-- start --

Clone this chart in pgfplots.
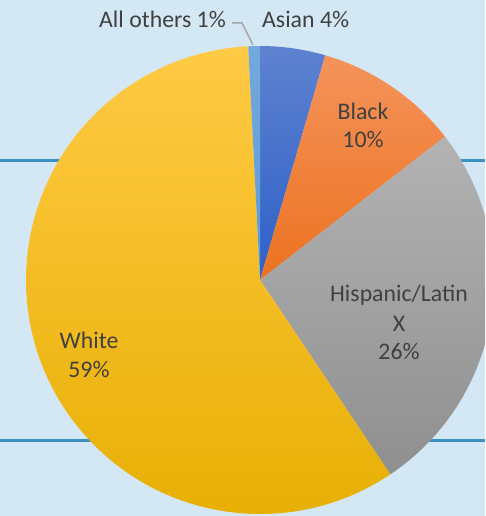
\documentclass[border=0pt]{standalone}
\usepackage{pgfplots}
\pgfplotsset{compat=1.18}
\usepackage{pgfplotstable}
\usepackage{fontspec}
\setmainfont{Carlito}
\definecolor{bgblue}{HTML}{D4E7F5}
\definecolor{lineblue}{HTML}{3B92C2}
\definecolor{txt}{HTML}{404040}
\definecolor{leader}{HTML}{A5A5A5}
\definecolor{asT}{HTML}{5E82CF}\definecolor{asB}{HTML}{2E60C8}
\definecolor{blT}{HTML}{F4935B}\definecolor{blB}{HTML}{EC7220}
\definecolor{hiT}{HTML}{B3B3B3}\definecolor{hiB}{HTML}{8F8F8F}
\definecolor{whT}{HTML}{FFCA45}\definecolor{whM}{HTML}{FFC200}\definecolor{whB}{HTML}{E6AE00}
\definecolor{otT}{HTML}{72A9DE}\definecolor{otB}{HTML}{5E9AD6}
\pgfplotstableread{
label value
Asian 4.5
Black 10.0
Hispanic 26.1
White 58.6
Others 0.8
}\piedata
\newcommand\slice[3]{%
  \shade[top color=#2,bottom color=#3]
    (axis cs:260,236) --
    (axis cs:{260+234*cos(\csname sa#1\endcsname)},{236+234*sin(\csname sa#1\endcsname)})
    arc[start angle=\csname sa#1\endcsname, end angle=\csname ea#1\endcsname, radius=234] -- cycle;}
\begin{document}
\begin{tikzpicture}
\pgfplotstablegetrowsof{\piedata}\pgfmathtruncatemacro\nrows{\pgfplotsretval-1}
\gdef\cum{0}
\foreach \i in {0,...,\nrows}{
  \pgfplotstablegetelem{\i}{value}\of\piedata
  \pgfmathsetmacro\startang{90-3.6*\cum}
  \pgfmathsetmacro\newcum{\cum+\pgfplotsretval}
  \pgfmathsetmacro\endang{90-3.6*\newcum}
  \expandafter\xdef\csname sa\i\endcsname{\startang}
  \expandafter\xdef\csname ea\i\endcsname{\endang}
  \xdef\cum{\newcum}
}
\begin{axis}[
  scale only axis, width=485pt, height=516pt,
  xmin=0, xmax=485, ymin=0, ymax=516,
  axis lines=none, ticks=none, clip=true,
]
\fill[bgblue] (axis cs:0,0) rectangle (axis cs:485,516);
\draw[lineblue, line width=3pt] (axis cs:0,355.5) -- (axis cs:485,355.5);
\draw[lineblue, line width=3pt] (axis cs:0,75.5) -- (axis cs:485,75.5);
\slice{0}{asT}{asB}
\slice{1}{blT}{blB}
\slice{2}{hiT}{hiB}
\shade[top color=whT, middle color=whM, bottom color=whB]
    (axis cs:260,236) --
    (axis cs:{260+234*cos(\csname sa3\endcsname)},{236+234*sin(\csname sa3\endcsname)})
    arc[start angle=\csname sa3\endcsname, end angle=\csname ea3\endcsname, radius=234] -- cycle;
\slice{4}{otT}{otB}
\draw[leader, line width=1.5pt] (axis cs:232,493) -- (axis cs:242,493) -- (axis cs:253,471);
\begin{scope}[every node/.style={inner sep=0pt, text=txt, font=\fontsize{23.8}{28}\selectfont}]
\node[anchor=base east] at (axis cs:226,488) {All others 1\%};
\node[anchor=base west] at (axis cs:262,488) {Asian 4\%};
\node[anchor=base] at (axis cs:363,396) {Black};
\node[anchor=base] at (axis cs:363,368) {10\%};
\node[anchor=base] at (axis cs:399,214) {Hispanic/Latin};
\node[anchor=base] at (axis cs:399,184.5) {X};
\node[anchor=base] at (axis cs:399,156) {26\%};
\node[anchor=base] at (axis cs:89,167) {White};
\node[anchor=base] at (axis cs:89,138) {59\%};
\end{scope}
\end{axis}
\end{tikzpicture}
\end{document}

-- end --

◆ Set task: The material above must be printed exactly, with its pictures left out.

◆ Finished exercise:
Clone this chart in pgfplots.
\documentclass[border=0pt]{standalone}
\usepackage{pgfplots}
\pgfplotsset{compat=1.18}
\usepackage{pgfplotstable}
\usepackage{fontspec}
\setmainfont{Carlito}
\definecolor{bgblue}{HTML}{D4E7F5}
\definecolor{lineblue}{HTML}{3B92C2}
\definecolor{txt}{HTML}{404040}
\definecolor{leader}{HTML}{A5A5A5}
\definecolor{asT}{HTML}{5E82CF}\definecolor{asB}{HTML}{2E60C8}
\definecolor{blT}{HTML}{F4935B}\definecolor{blB}{HTML}{EC7220}
\definecolor{hiT}{HTML}{B3B3B3}\definecolor{hiB}{HTML}{8F8F8F}
\definecolor{whT}{HTML}{FFCA45}\definecolor{whM}{HTML}{FFC200}\definecolor{whB}{HTML}{E6AE00}
\definecolor{otT}{HTML}{72A9DE}\definecolor{otB}{HTML}{5E9AD6}
\pgfplotstableread{
label value
Asian 4.5
Black 10.0
Hispanic 26.1
White 58.6
Others 0.8
}\piedata
\newcommand\slice[3]{%
  \shade[top color=#2,bottom color=#3]
    (axis cs:260,236) --
    (axis cs:{260+234*cos(\csname sa#1\endcsname)},{236+234*sin(\csname sa#1\endcsname)})
    arc[start angle=\csname sa#1\endcsname, end angle=\csname ea#1\endcsname, radius=234] -- cycle;}
\begin{document}
\begin{tikzpicture}
\pgfplotstablegetrowsof{\piedata}\pgfmathtruncatemacro\nrows{\pgfplotsretval-1}
\gdef\cum{0}
\foreach \i in {0,...,\nrows}{
  \pgfplotstablegetelem{\i}{value}\of\piedata
  \pgfmathsetmacro\startang{90-3.6*\cum}
  \pgfmathsetmacro\newcum{\cum+\pgfplotsretval}
  \pgfmathsetmacro\endang{90-3.6*\newcum}
  \expandafter\xdef\csname sa\i\endcsname{\startang}
  \expandafter\xdef\csname ea\i\endcsname{\endang}
  \xdef\cum{\newcum}
}
\begin{axis}[
  scale only axis, width=485pt, height=516pt,
  xmin=0, xmax=485, ymin=0, ymax=516,
  axis lines=none, ticks=none, clip=true,
]
\fill[bgblue] (axis cs:0,0) rectangle (axis cs:485,516);
\draw[lineblue, line width=3pt] (axis cs:0,355.5) -- (axis cs:485,355.5);
\draw[lineblue, line width=3pt] (axis cs:0,75.5) -- (axis cs:485,75.5);
\slice{0}{asT}{asB}
\slice{1}{blT}{blB}
\slice{2}{hiT}{hiB}
\shade[top color=whT, middle color=whM, bottom color=whB]
    (axis cs:260,236) --
    (axis cs:{260+234*cos(\csname sa3\endcsname)},{236+234*sin(\csname sa3\endcsname)})
    arc[start angle=\csname sa3\endcsname, end angle=\csname ea3\endcsname, radius=234] -- cycle;
\slice{4}{otT}{otB}
\draw[leader, line width=1.5pt] (axis cs:232,493) -- (axis cs:242,493) -- (axis cs:253,471);
\begin{scope}[every node/.style={inner sep=0pt, text=txt, font=\fontsize{23.8}{28}\selectfont}]
\node[anchor=base east] at (axis cs:226,488) {All others 1\%};
\node[anchor=base west] at (axis cs:262,488) {Asian 4\%};
\node[anchor=base] at (axis cs:363,396) {Black};
\node[anchor=base] at (axis cs:363,368) {10\%};
\node[anchor=base] at (axis cs:399,214) {Hispanic/Latin};
\node[anchor=base] at (axis cs:399,184.5) {X};
\node[anchor=base] at (axis cs:399,156) {26\%};
\node[anchor=base] at (axis cs:89,167) {White};
\node[anchor=base] at (axis cs:89,138) {59\%};
\end{scope}
\end{axis}
\end{tikzpicture}
\end{document}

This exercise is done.